Ruling: In a 3-2 decision, the Vermont Supreme Court reversed the commissioner of labor's finding that a worker was intoxicated at the time of his injury and that his claim was barred. The court remanded the case for a threshold determination of whether the injury occurred in the course of the worker's employment.

What it means: In Vermont, the positional risk doctrine mandates that an employee's injury arises out of his employment if it would not have occurred but for the fact that the conditions and obligations of his employment placed him in the position where he was injured. Even when an injury occurs away from the workplace, its cause can be distinct in time and place.

Summary: An employee for a milk hauling company was severely burned when he accidentally drank a caustic chemical used to clean the trucks. A coworker offered the employee an abandoned bottle of soda which the employee took home. After drinking a few beers, he drank from the bottle and immediately felt burning in his mouth, throat and stomach. He was rushed to the hospital, where his blood work indicated he was intoxicated.
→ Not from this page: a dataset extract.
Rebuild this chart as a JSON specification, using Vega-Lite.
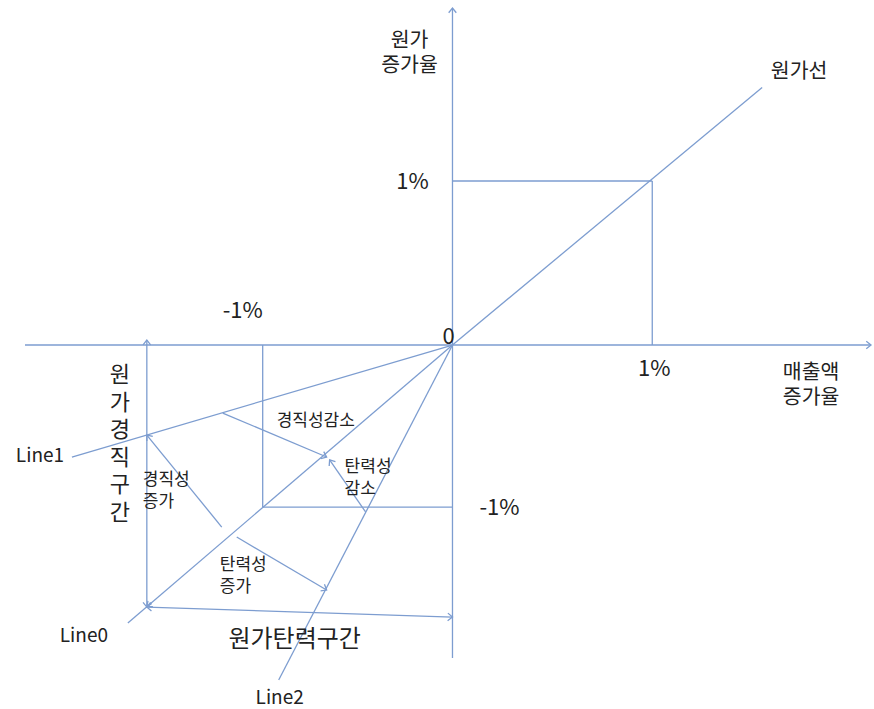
{
  "$schema": "https://vega.github.io/schema/vega-lite/v6.json",
  "width": 874,
  "height": 709,
  "autosize": {"type": "fit", "contains": "padding"},
  "padding": 0,
  "background": "white",
  "config": {"view": {"stroke": null}},
  "datasets": {
    "segments": [
      {"kind": "axis", "x": -2.14, "y": 0, "x2": 2.095, "y2": 0},
      {"kind": "axis", "x": 0, "y": 2.055, "x2": 0, "y2": -1.909},
      {"kind": "guide", "x": 0, "y": 1, "x2": 1, "y2": 1},
      {"kind": "guide", "x": 1, "y": 1, "x2": 1, "y2": 0},
      {"kind": "guide", "x": -0.95, "y": 0, "x2": -0.95, "y2": -0.988},
      {"kind": "guide", "x": -0.95, "y": -0.988, "x2": 0, "y2": -0.988},
      {"kind": "line", "x": 0, "y": 0, "x2": 1.55, "y2": 1.57},
      {"kind": "line", "x": 0, "y": 0, "x2": -1.625, "y2": -1.695},
      {"kind": "line", "x": 0, "y": 0, "x2": -1.905, "y2": -0.683},
      {"kind": "line", "x": 0, "y": 0, "x2": -0.87, "y2": -2.043},
      {"kind": "span", "x": -1.53, "y": 0.03, "x2": -1.53, "y2": -1.598},
      {"kind": "span", "x": -1.53, "y": -1.598, "x2": 0, "y2": -1.659},
      {"kind": "arrow", "x": -1.15, "y": -0.415, "x2": -0.63, "y2": -0.683},
      {"kind": "arrow", "x": -0.435, "y": -1.018, "x2": -0.615, "y2": -0.701},
      {"kind": "arrow", "x": -1.155, "y": -1.11, "x2": -1.53, "y2": -0.549},
      {"kind": "arrow", "x": -1.08, "y": -1.171, "x2": -0.63, "y2": -1.494}
    ],
    "heads": [
      {"x": 0, "y": 2.055, "angle": -90},
      {"x": 2.095, "y": 0, "angle": 0},
      {"x": -1.53, "y": 0.03, "angle": -90},
      {"x": -1.53, "y": -1.598, "angle": 90},
      {"x": -1.53, "y": -1.598, "angle": 181.9},
      {"x": 0, "y": -1.659, "angle": 1.9},
      {"x": -1.53, "y": -1.596, "angle": 139.5},
      {"x": -0.63, "y": -0.683, "angle": 22.9},
      {"x": -0.615, "y": -0.701, "angle": 235.3},
      {"x": -1.53, "y": -0.549, "angle": 230.8},
      {"x": -0.63, "y": -1.494, "angle": 30.5}
    ],
    "labels": [
      {"g": "axis", "label": "원가\n증가율", "x": -0.215, "y": 1.854},
      {"g": "axis", "label": "원가선", "x": 1.735, "y": 1.665},
      {"g": "num", "label": "1%", "x": -0.2, "y": 0.994},
      {"g": "num", "label": "-1%", "x": -1.05, "y": 0.207},
      {"g": "num", "label": "0", "x": -0.02, "y": 0.049},
      {"g": "num", "label": "1%", "x": 1.01, "y": -0.146},
      {"g": "axis", "label": "매출액\n증가율", "x": 1.795, "y": -0.171},
      {"g": "num", "label": "-1%", "x": 0.235, "y": -0.994},
      {"g": "line", "label": "Line1", "x": -2.065, "y": -0.677},
      {"g": "line", "label": "Line0", "x": -1.845, "y": -1.774},
      {"g": "line", "label": "Line2", "x": -0.865, "y": -2.152},
      {"g": "vertical", "label": "원\n가\n경\n직\n구\n간", "x": -1.665, "y": -0.183},
      {"g": "span", "label": "원가탄력구간", "x": -0.79, "y": -1.799},
      {"g": "inner", "label": "경직성감소", "x": -0.88, "y": -0.463},
      {"g": "inner", "label": "탄력성\n감소", "x": -0.54, "y": -0.744},
      {"g": "inner", "label": "경직성\n증가", "x": -1.55, "y": -0.823},
      {"g": "inner", "label": "탄력성\n증가", "x": -1.165, "y": -1.341}
    ]
  },
  "layer": [
    {
      "data": {"name": "segments"},
      "mark": {"type": "rule", "color": "#7d9dd0", "strokeWidth": 1.3},
      "encoding": {
        "x": {"field": "x", "type": "quantitative", "scale": {"domain": [-2.265, 2.105], "nice": false, "zero": false}, "axis": null},
        "y": {"field": "y", "type": "quantitative", "scale": {"domain": [-2.2195, 2.1037], "nice": false, "zero": false}, "axis": null},
        "x2": {"field": "x2"},
        "y2": {"field": "y2"}
      }
    },
    {
      "data": {"name": "heads"},
      "mark": {"type": "point", "shape": "M-1,-0.8L0,0L-1,0.8", "filled": false, "color": "#7d9dd0", "strokeWidth": 1.3, "size": 90, "opacity": 1},
      "encoding": {
        "x": {"field": "x", "type": "quantitative", "scale": {"domain": [-2.265, 2.105], "nice": false, "zero": false}, "axis": null},
        "y": {"field": "y", "type": "quantitative", "scale": {"domain": [-2.2195, 2.1037], "nice": false, "zero": false}, "axis": null},
        "angle": {"field": "angle", "type": "quantitative", "scale": null}
      }
    },
    {
      "data": {"name": "labels"},
      "transform": [{"filter": "datum.g === 'axis'"}],
      "mark": {"type": "text", "font": "Noto Sans CJK KR", "fontSize": 20.5, "color": "#222222", "lineBreak": "\n", "lineHeight": 25, "align": "center", "baseline": "middle"},
      "encoding": {
        "x": {"field": "x", "type": "quantitative", "scale": {"domain": [-2.265, 2.105], "nice": false, "zero": false}, "axis": null},
        "y": {"field": "y", "type": "quantitative", "scale": {"domain": [-2.2195, 2.1037], "nice": false, "zero": false}, "axis": null},
        "text": {"field": "label"}
      }
    },
    {
      "data": {"name": "labels"},
      "transform": [{"filter": "datum.g === 'num'"}],
      "mark": {"type": "text", "font": "Noto Sans CJK KR", "fontSize": 22, "color": "#222222", "align": "center", "baseline": "middle"},
      "encoding": {
        "x": {"field": "x", "type": "quantitative", "scale": {"domain": [-2.265, 2.105], "nice": false, "zero": false}, "axis": null},
        "y": {"field": "y", "type": "quantitative", "scale": {"domain": [-2.2195, 2.1037], "nice": false, "zero": false}, "axis": null},
        "text": {"field": "label"}
      }
    },
    {
      "data": {"name": "labels"},
      "transform": [{"filter": "datum.g === 'line'"}],
      "mark": {"type": "text", "font": "Noto Sans CJK KR", "fontSize": 19, "color": "#222222", "align": "center", "baseline": "middle"},
      "encoding": {
        "x": {"field": "x", "type": "quantitative", "scale": {"domain": [-2.265, 2.105], "nice": false, "zero": false}, "axis": null},
        "y": {"field": "y", "type": "quantitative", "scale": {"domain": [-2.2195, 2.1037], "nice": false, "zero": false}, "axis": null},
        "text": {"field": "label"}
      }
    },
    {
      "data": {"name": "labels"},
      "transform": [{"filter": "datum.g === 'vertical'"}],
      "mark": {"type": "text", "font": "Noto Sans CJK KR", "fontSize": 22, "color": "#222222", "lineBreak": "\n", "lineHeight": 27.5, "align": "center", "baseline": "middle"},
      "encoding": {
        "x": {"field": "x", "type": "quantitative", "scale": {"domain": [-2.265, 2.105], "nice": false, "zero": false}, "axis": null},
        "y": {"field": "y", "type": "quantitative", "scale": {"domain": [-2.2195, 2.1037], "nice": false, "zero": false}, "axis": null},
        "text": {"field": "label"}
      }
    },
    {
      "data": {"name": "labels"},
      "transform": [{"filter": "datum.g === 'span'"}],
      "mark": {"type": "text", "font": "Noto Sans CJK KR", "fontSize": 24, "color": "#222222", "align": "center", "baseline": "middle"},
      "encoding": {
        "x": {"field": "x", "type": "quantitative", "scale": {"domain": [-2.265, 2.105], "nice": false, "zero": false}, "axis": null},
        "y": {"field": "y", "type": "quantitative", "scale": {"domain": [-2.2195, 2.1037], "nice": false, "zero": false}, "axis": null},
        "text": {"field": "label"}
      }
    },
    {
      "data": {"name": "labels"},
      "transform": [{"filter": "datum.g === 'inner'"}],
      "mark": {"type": "text", "font": "Noto Sans CJK KR", "fontSize": 17, "color": "#222222", "lineBreak": "\n", "lineHeight": 22, "align": "left", "baseline": "middle"},
      "encoding": {
        "x": {"field": "x", "type": "quantitative", "scale": {"domain": [-2.265, 2.105], "nice": false, "zero": false}, "axis": null},
        "y": {"field": "y", "type": "quantitative", "scale": {"domain": [-2.2195, 2.1037], "nice": false, "zero": false}, "axis": null},
        "text": {"field": "label"}
      }
    }
  ]
}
The employer argued that his intoxication was a complete bar to any benefits claim.

The Vermont Supreme Court determined the commissioner of labor erred in finding the claim was barred by the intoxication defense because the commissioner failed to initially address whether the employee's injury arose out of and in the course of his employment. The high court determined that the employee was put in a positional risk situation. His injury arose out of his work because his acceptance of the bottle "put the mechanism of injury in motion." It also concluded that he was not intoxicated when he was given the bottle. It remanded for a determination of whether the employee's injury occurred in the course of his employment.
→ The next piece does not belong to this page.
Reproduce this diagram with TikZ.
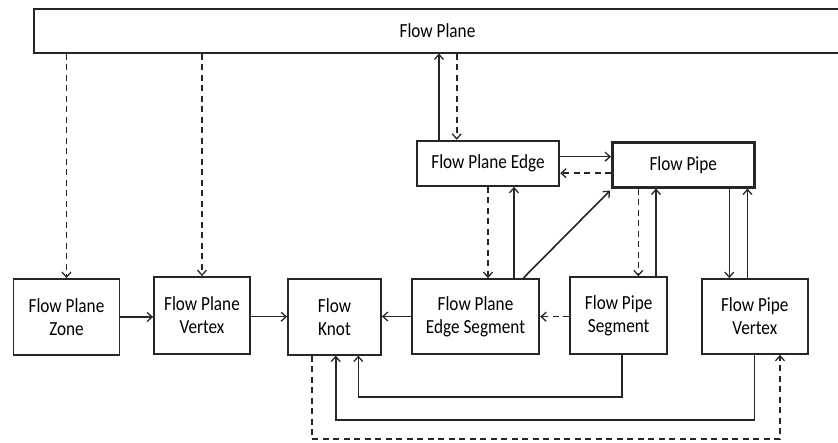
\documentclass[tikz,border=0pt]{standalone}
\usepackage{fontspec}
\setmainfont[FakeStretch=0.86]{Carlito}
\usetikzlibrary{arrows.meta}
\begin{document}
\begin{tikzpicture}[x=1pt,y=-1pt,
  box/.style={draw=black!85,line width=1.8pt,fill=white,align=center,inner sep=0pt,
    font=\fontsize{20}{23}\selectfont},
  conn/.style={line width=1.6pt,draw=black!85,-{Straight Barb[length=5pt,width=9pt,line width=1.3pt]}},
  dconn/.style={conn,dash pattern=on 6pt off 4.5pt}]
\useasboundingbox (0,0) rectangle (838,443);
% nodes
\node[box,minimum width=807pt,minimum height=43.7pt] (plane) at (437.5,30.8) {Flow Plane};
\node[box,minimum width=106pt,minimum height=76pt] (zone) at (66.5,317) {Flow Plane\\Zone};
\node[box,minimum width=96pt,minimum height=77pt] (pvert) at (202,315.5) {Flow Plane\\Vertex};
\node[box,minimum width=93pt,minimum height=76pt] (knot) at (334.5,316.7) {Flow\\Knot};
\node[box,minimum width=127.6pt,minimum height=75pt] (eseg) at (475.5,316.5) {Flow Plane\\Edge Segment};
\node[box,minimum width=97pt,minimum height=77pt] (pseg) at (618.7,315.7) {Flow Pipe\\Segment};
\node[box,minimum width=106pt,minimum height=75pt] (pvtx) at (754.8,316.5) {Flow Pipe\\Vertex};
\node[box,minimum width=142.6pt,minimum height=45.3pt] (pedge) at (488,163.3) {Flow Plane Edge};
\node[box,line width=2.6pt,minimum width=142pt,minimum height=45pt] (pipe) at (683.3,164.8) {Flow Pipe};
% coordinates for routed connectors
\coordinate (c1) at (621.7,397.3);
\coordinate (c2) at (358.3,397.3);
\coordinate (c3) at (754.3,420);
\coordinate (c4) at (335.7,420);
\coordinate (c5) at (311.7,439);
\coordinate (c6) at (780,439);
% from Flow Plane
\draw[dconn] (zone.north |- plane.south) -- (zone.north);
\draw[dconn] (pvert.north |- plane.south) -- (pvert.north);
\draw[conn] ([xshift=-49pt]pedge.north) -- ([xshift=-49pt]pedge.north |- plane.south);
\draw[dconn] ([xshift=-31.3pt]pedge.north |- plane.south) -- ([xshift=-31.3pt]pedge.north);
% Edge <-> Pipe
\draw[conn] ([yshift=6.6pt]pedge.east) -- ([yshift=6.6pt]pedge.east -| pipe.west);
\draw[dconn] ([yshift=-8.4pt]pipe.west) -- ([yshift=-8.4pt]pipe.west -| pedge.east);
% Edge <-> Edge Segment
\draw[dconn] (pedge.south) -- (pedge.south |- eseg.north);
\draw[conn] ([xshift=38.5pt]eseg.north) -- ([xshift=38.5pt]eseg.north |- pedge.south);
\draw[conn] ([xshift=47.8pt]eseg.north) -- ([xshift=-1pt,yshift=-2pt]pipe.south west);
% Pipe <-> Pipe Segment
\draw[dconn] ([xshift=19.6pt]pseg.north |- pipe.south) -- ([xshift=19.6pt]pseg.north);
\draw[conn] ([xshift=37.3pt]pseg.north) -- ([xshift=37.3pt]pseg.north |- pipe.south);
% Pipe <-> Pipe Vertex
\draw[conn] ([xshift=-25.5pt]pvtx.north |- pipe.south) -- ([xshift=-25.5pt]pvtx.north);
\draw[conn] ([xshift=-7.3pt]pvtx.north) -- ([xshift=-7.3pt]pvtx.north |- pipe.south);
% row
\draw[conn] (zone.east) -- (zone.east -| pvert.west);
\draw[conn] ([yshift=-1.2pt]pvert.east) -- ([yshift=-1.2pt]pvert.east -| knot.west);
\draw[conn] (eseg.west) -- (eseg.west -| knot.east);
\draw[dconn] ([yshift=-1pt]pseg.west) -- ([yshift=-1pt]pseg.west -| eseg.east);
% routed bottom
\draw[conn] (c1 |- pseg.south) -- (c1) -- (c2) -- (c2 |- knot.south);
\draw[conn] (c3 |- pvtx.south) -- (c3) -- (c4) -- (c4 |- knot.south);
\draw[dconn] (c5 |- knot.south) -- (c5) -- (c6) -- (c6 |- pvtx.south);
\end{tikzpicture}
\end{document}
The dissent observed that the facts of the case were "unusual and extreme" and that the case was an example of the adage "[e]xceptional cases must not be permitted to beget bad law."It noted that Vermont's intoxication defense is unique because it completely bars workers' compensation benefits for an injury that is caused "by or during" the employee's intoxication, rather than requiring a causal connection like most states. The dissent argued that the majority ignored the "during" aspect of the law, as the employee's injury was caused by drinking from the bottle when the employee was drunk.